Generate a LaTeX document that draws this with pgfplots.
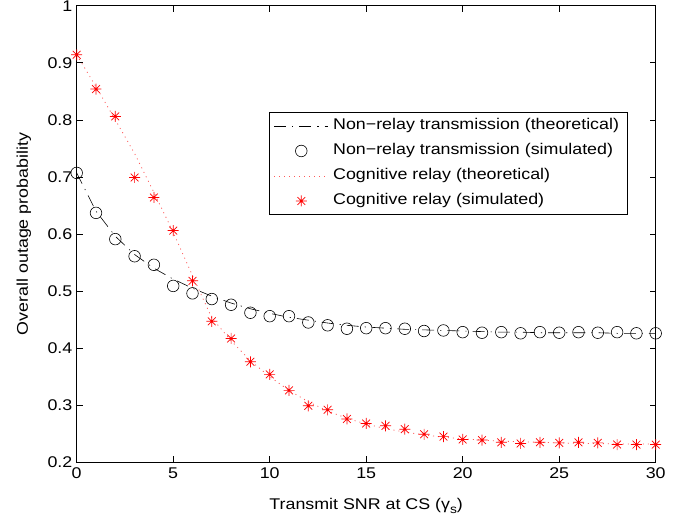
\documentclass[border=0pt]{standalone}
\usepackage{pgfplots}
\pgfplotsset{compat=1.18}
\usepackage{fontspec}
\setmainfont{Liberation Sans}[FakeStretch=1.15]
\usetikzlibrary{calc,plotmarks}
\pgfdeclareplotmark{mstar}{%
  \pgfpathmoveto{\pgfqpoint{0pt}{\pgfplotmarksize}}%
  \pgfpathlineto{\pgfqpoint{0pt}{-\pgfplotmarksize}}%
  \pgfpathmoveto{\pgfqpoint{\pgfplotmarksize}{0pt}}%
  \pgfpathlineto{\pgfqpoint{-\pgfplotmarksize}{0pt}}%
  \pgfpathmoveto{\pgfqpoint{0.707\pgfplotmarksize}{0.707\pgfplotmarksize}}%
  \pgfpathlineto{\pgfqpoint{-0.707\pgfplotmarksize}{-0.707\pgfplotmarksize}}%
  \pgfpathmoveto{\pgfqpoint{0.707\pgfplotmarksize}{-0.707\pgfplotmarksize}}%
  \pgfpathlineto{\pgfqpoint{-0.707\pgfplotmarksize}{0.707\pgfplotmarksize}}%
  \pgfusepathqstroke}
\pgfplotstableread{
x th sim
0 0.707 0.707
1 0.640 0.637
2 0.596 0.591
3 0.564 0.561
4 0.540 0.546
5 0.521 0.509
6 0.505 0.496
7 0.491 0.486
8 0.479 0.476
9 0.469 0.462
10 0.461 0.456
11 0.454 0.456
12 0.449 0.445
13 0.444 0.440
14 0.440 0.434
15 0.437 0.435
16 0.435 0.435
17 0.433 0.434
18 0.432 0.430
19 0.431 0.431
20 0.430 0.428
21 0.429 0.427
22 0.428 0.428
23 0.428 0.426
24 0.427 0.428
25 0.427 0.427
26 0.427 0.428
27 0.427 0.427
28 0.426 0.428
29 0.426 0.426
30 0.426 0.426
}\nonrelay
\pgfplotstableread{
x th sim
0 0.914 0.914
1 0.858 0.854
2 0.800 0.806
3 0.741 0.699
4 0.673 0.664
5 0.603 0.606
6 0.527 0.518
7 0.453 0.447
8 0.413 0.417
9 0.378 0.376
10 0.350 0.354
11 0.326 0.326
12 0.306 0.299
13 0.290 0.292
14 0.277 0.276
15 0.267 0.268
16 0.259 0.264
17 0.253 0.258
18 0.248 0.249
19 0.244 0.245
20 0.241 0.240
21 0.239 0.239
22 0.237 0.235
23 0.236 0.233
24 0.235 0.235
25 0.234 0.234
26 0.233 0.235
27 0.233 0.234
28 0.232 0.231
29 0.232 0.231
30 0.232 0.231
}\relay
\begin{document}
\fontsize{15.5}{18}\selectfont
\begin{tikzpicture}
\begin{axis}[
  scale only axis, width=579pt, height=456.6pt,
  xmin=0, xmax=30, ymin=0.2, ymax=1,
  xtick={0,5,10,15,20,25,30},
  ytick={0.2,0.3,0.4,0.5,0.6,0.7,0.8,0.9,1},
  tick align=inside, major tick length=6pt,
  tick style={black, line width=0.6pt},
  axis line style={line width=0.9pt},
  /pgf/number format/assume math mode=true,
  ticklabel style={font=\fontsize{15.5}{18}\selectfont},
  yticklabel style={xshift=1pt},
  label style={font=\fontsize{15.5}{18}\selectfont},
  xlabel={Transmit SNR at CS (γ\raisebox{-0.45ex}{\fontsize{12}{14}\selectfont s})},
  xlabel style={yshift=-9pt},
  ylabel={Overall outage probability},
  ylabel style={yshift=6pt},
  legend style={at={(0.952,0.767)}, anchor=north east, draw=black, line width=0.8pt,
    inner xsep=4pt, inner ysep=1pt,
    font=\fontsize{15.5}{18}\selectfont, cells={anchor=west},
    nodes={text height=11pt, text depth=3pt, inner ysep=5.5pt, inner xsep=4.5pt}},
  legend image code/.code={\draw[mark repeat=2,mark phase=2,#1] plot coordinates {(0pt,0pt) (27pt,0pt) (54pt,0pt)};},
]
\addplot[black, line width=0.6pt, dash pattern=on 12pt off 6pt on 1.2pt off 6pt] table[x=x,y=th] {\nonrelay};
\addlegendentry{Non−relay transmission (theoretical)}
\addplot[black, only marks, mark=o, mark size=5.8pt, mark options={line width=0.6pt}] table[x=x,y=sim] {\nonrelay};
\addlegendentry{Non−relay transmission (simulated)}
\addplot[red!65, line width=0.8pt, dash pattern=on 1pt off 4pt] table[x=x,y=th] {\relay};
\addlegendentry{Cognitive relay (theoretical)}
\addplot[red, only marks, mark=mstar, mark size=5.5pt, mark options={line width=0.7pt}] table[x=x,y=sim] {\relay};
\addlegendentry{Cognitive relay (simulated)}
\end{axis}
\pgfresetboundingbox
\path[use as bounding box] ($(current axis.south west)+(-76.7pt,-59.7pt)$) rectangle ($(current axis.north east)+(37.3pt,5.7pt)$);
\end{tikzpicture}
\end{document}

○ ○ ○ ○ ○

▸ What you are asked to do:
Write the listing out a second time exactly, dropping all images.

▸ Full response:
Generate a LaTeX document that draws this with pgfplots.
\documentclass[border=0pt]{standalone}
\usepackage{pgfplots}
\pgfplotsset{compat=1.18}
\usepackage{fontspec}
\setmainfont{Liberation Sans}[FakeStretch=1.15]
\usetikzlibrary{calc,plotmarks}
\pgfdeclareplotmark{mstar}{%
  \pgfpathmoveto{\pgfqpoint{0pt}{\pgfplotmarksize}}%
  \pgfpathlineto{\pgfqpoint{0pt}{-\pgfplotmarksize}}%
  \pgfpathmoveto{\pgfqpoint{\pgfplotmarksize}{0pt}}%
  \pgfpathlineto{\pgfqpoint{-\pgfplotmarksize}{0pt}}%
  \pgfpathmoveto{\pgfqpoint{0.707\pgfplotmarksize}{0.707\pgfplotmarksize}}%
  \pgfpathlineto{\pgfqpoint{-0.707\pgfplotmarksize}{-0.707\pgfplotmarksize}}%
  \pgfpathmoveto{\pgfqpoint{0.707\pgfplotmarksize}{-0.707\pgfplotmarksize}}%
  \pgfpathlineto{\pgfqpoint{-0.707\pgfplotmarksize}{0.707\pgfplotmarksize}}%
  \pgfusepathqstroke}
\pgfplotstableread{
x th sim
0 0.707 0.707
1 0.640 0.637
2 0.596 0.591
3 0.564 0.561
4 0.540 0.546
5 0.521 0.509
6 0.505 0.496
7 0.491 0.486
8 0.479 0.476
9 0.469 0.462
10 0.461 0.456
11 0.454 0.456
12 0.449 0.445
13 0.444 0.440
14 0.440 0.434
15 0.437 0.435
16 0.435 0.435
17 0.433 0.434
18 0.432 0.430
19 0.431 0.431
20 0.430 0.428
21 0.429 0.427
22 0.428 0.428
23 0.428 0.426
24 0.427 0.428
25 0.427 0.427
26 0.427 0.428
27 0.427 0.427
28 0.426 0.428
29 0.426 0.426
30 0.426 0.426
}\nonrelay
\pgfplotstableread{
x th sim
0 0.914 0.914
1 0.858 0.854
2 0.800 0.806
3 0.741 0.699
4 0.673 0.664
5 0.603 0.606
6 0.527 0.518
7 0.453 0.447
8 0.413 0.417
9 0.378 0.376
10 0.350 0.354
11 0.326 0.326
12 0.306 0.299
13 0.290 0.292
14 0.277 0.276
15 0.267 0.268
16 0.259 0.264
17 0.253 0.258
18 0.248 0.249
19 0.244 0.245
20 0.241 0.240
21 0.239 0.239
22 0.237 0.235
23 0.236 0.233
24 0.235 0.235
25 0.234 0.234
26 0.233 0.235
27 0.233 0.234
28 0.232 0.231
29 0.232 0.231
30 0.232 0.231
}\relay
\begin{document}
\fontsize{15.5}{18}\selectfont
\begin{tikzpicture}
\begin{axis}[
  scale only axis, width=579pt, height=456.6pt,
  xmin=0, xmax=30, ymin=0.2, ymax=1,
  xtick={0,5,10,15,20,25,30},
  ytick={0.2,0.3,0.4,0.5,0.6,0.7,0.8,0.9,1},
  tick align=inside, major tick length=6pt,
  tick style={black, line width=0.6pt},
  axis line style={line width=0.9pt},
  /pgf/number format/assume math mode=true,
  ticklabel style={font=\fontsize{15.5}{18}\selectfont},
  yticklabel style={xshift=1pt},
  label style={font=\fontsize{15.5}{18}\selectfont},
  xlabel={Transmit SNR at CS (γ\raisebox{-0.45ex}{\fontsize{12}{14}\selectfont s})},
  xlabel style={yshift=-9pt},
  ylabel={Overall outage probability},
  ylabel style={yshift=6pt},
  legend style={at={(0.952,0.767)}, anchor=north east, draw=black, line width=0.8pt,
    inner xsep=4pt, inner ysep=1pt,
    font=\fontsize{15.5}{18}\selectfont, cells={anchor=west},
    nodes={text height=11pt, text depth=3pt, inner ysep=5.5pt, inner xsep=4.5pt}},
  legend image code/.code={\draw[mark repeat=2,mark phase=2,#1] plot coordinates {(0pt,0pt) (27pt,0pt) (54pt,0pt)};},
]
\addplot[black, line width=0.6pt, dash pattern=on 12pt off 6pt on 1.2pt off 6pt] table[x=x,y=th] {\nonrelay};
\addlegendentry{Non−relay transmission (theoretical)}
\addplot[black, only marks, mark=o, mark size=5.8pt, mark options={line width=0.6pt}] table[x=x,y=sim] {\nonrelay};
\addlegendentry{Non−relay transmission (simulated)}
\addplot[red!65, line width=0.8pt, dash pattern=on 1pt off 4pt] table[x=x,y=th] {\relay};
\addlegendentry{Cognitive relay (theoretical)}
\addplot[red, only marks, mark=mstar, mark size=5.5pt, mark options={line width=0.7pt}] table[x=x,y=sim] {\relay};
\addlegendentry{Cognitive relay (simulated)}
\end{axis}
\pgfresetboundingbox
\path[use as bounding box] ($(current axis.south west)+(-76.7pt,-59.7pt)$) rectangle ($(current axis.north east)+(37.3pt,5.7pt)$);
\end{tikzpicture}
\end{document}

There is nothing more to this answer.